Before the second debate, I wrote, “Some of the candidates will fight back. Carly Fiorina will do well, even though Trump will give her a mouth-spray about her mishaps at Hewlett-Packard. The men will have it still tougher.” Pretty good. I mean, I got the basic dynamic. Jeb did try to confront the big bully, and Fiorina not only confronted Trump but got somewhere while doing it. The morning-after press on the debate was that Fiorina scored big and that Jeb bobbled. One journalist pointed out that, after Trump refused to apologize for mouthing off about Jeb's wife, Jeb simply shrugged. Meanwhile, Fiorina nailed Trump with the most cogent line of the evening: “I think women all over this country heard very clearly what Mr. Trump said.” She was referring to his snotty remarks about her face, and to his subsequent prevarications about what he meant, so this cogent line was about a silly topic. But we take what we can get.
I should note that the phrase “mouth-spray” was a very bad choice on my part. It suggests that Trump would take an atomizer marked “Hewlett-Packard mishaps” and try to aim it down Fiorina's gullet. I meant that Trump would spray Fiorina with words, and those words would come from his mouth. Fine, except “mouth-spray” doesn't mean that.

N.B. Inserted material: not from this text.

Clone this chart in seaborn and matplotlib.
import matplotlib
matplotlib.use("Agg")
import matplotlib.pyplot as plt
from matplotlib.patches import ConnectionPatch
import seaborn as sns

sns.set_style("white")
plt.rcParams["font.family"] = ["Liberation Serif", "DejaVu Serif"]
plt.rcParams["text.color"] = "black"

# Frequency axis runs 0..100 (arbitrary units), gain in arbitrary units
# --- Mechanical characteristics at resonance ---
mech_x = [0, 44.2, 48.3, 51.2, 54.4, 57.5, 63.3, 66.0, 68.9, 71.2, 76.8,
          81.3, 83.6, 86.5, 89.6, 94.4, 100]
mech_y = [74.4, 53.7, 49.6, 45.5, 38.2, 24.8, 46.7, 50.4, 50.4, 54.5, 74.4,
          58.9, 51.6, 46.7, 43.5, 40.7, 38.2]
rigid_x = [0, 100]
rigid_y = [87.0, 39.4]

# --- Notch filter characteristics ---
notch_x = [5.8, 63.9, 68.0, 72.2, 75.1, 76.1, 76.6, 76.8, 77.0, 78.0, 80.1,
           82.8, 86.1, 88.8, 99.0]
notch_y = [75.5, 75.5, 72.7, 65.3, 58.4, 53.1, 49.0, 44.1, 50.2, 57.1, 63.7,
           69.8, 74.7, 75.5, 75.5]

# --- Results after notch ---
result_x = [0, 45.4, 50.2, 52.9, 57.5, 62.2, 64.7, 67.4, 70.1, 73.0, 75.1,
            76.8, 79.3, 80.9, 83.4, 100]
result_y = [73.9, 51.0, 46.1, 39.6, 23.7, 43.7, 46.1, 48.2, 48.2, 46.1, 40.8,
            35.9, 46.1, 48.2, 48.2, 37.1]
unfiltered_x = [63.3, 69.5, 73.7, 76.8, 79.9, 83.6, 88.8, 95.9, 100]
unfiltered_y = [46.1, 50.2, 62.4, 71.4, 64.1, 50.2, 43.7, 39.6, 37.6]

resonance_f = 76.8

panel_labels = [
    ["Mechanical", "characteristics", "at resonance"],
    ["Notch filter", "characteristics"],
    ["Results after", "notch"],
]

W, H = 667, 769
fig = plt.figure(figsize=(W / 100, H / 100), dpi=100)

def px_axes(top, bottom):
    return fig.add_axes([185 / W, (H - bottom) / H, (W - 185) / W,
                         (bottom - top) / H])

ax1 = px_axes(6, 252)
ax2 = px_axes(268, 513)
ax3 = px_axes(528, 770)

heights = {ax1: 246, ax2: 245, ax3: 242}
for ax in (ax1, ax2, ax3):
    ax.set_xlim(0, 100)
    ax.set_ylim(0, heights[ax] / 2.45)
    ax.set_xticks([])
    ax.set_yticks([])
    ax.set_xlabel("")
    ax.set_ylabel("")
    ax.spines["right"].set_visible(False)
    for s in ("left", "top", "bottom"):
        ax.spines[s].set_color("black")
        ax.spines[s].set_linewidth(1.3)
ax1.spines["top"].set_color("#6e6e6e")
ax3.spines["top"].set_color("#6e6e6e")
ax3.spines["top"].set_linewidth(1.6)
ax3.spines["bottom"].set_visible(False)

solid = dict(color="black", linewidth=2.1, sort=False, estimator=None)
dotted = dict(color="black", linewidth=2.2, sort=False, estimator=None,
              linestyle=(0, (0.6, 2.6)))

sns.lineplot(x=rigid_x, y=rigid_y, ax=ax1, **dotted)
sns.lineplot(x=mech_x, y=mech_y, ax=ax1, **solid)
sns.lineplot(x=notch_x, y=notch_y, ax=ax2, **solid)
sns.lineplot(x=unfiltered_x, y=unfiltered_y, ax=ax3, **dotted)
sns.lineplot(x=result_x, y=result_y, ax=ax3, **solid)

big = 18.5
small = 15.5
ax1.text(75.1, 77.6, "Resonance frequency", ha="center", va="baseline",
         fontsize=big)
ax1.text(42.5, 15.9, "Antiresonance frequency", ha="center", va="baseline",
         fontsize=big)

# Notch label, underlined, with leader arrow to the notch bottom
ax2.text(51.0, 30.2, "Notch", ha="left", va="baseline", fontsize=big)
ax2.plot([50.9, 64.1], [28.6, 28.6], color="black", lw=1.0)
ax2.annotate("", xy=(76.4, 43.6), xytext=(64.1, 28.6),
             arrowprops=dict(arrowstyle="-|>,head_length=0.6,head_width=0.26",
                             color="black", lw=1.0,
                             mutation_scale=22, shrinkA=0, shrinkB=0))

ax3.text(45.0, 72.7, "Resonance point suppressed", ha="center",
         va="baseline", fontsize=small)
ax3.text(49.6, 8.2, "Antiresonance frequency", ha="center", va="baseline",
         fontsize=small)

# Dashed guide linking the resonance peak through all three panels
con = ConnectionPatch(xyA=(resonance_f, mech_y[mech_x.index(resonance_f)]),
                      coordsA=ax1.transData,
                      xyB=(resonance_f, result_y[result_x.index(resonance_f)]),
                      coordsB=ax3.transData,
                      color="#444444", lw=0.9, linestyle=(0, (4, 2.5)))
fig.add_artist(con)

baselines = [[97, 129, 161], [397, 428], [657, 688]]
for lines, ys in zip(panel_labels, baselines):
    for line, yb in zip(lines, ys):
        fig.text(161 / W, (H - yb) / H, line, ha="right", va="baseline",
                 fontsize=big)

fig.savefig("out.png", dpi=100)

Here's a good call. I suggested that Trump was slowly rethinking his decision to say mean things about Ben Carson: “Possibly he senses that it's best to disengage and is struggling toward that goal.” I submit the Wednesday debate as evidence. When Carson tweaked the big guy about calling him an “okay doctor” (from the little I know about Carson, I gather this is like saying that Mt. Everest, as mountains go, is sturdily built and far from petite), Trump was cloddishly eager to play the good sport and chum up to his former target. Of course, Trump was being chummy with all his punching bags except curly-haired Rand Paul. But that doesn't mean I was wrong, and I'll add that I called it when I said that Carson has the drop when dealing with Trump. Remember, Trump couldn't get him to high five; Carson let the chump's hand wait there in space. I suspect that Carson is to ego what Ron Jeremy is to hard-ons. The other men think they have something to prove around Trump. To Carson, Trump and all the others are just more of the static that floats between him and his mission.
One prediction was only kind of borne out: “Jeb is going to cry on camera, or somebody, some candidate-stiff with a red tie, is going to have a wobble in his voice right when he shouldn't. Trump, over at his podium, is going to glance the poor sap's way and lift the corner of his lip.” I mean, okay, none of that happened. But Jeb did prove a flop at manning up and everybody noticed. Reality did try to match my vision. It could’ve tried a bit harder, but what else is new.
“Per sauna.” Trump deserves credit for the debate's second-most cogent line: “We’ve had a graduated tax system for many years, so it’s not a socialistic thing.” Pedestrian phrasing and a familiar point, but remedial instruction was needed on stage, and in this case Trump supplied it.
To stray from the debate, Trump's doubletalk about his Fiorina remark was admirable in its way. Trump protested to reporters that he was talking about Fiorina's “per sauna.” I think he meant the price that she allegedly charges (nothing has been proved) to tell sweating, towel-clad people what she's going to do about Putin.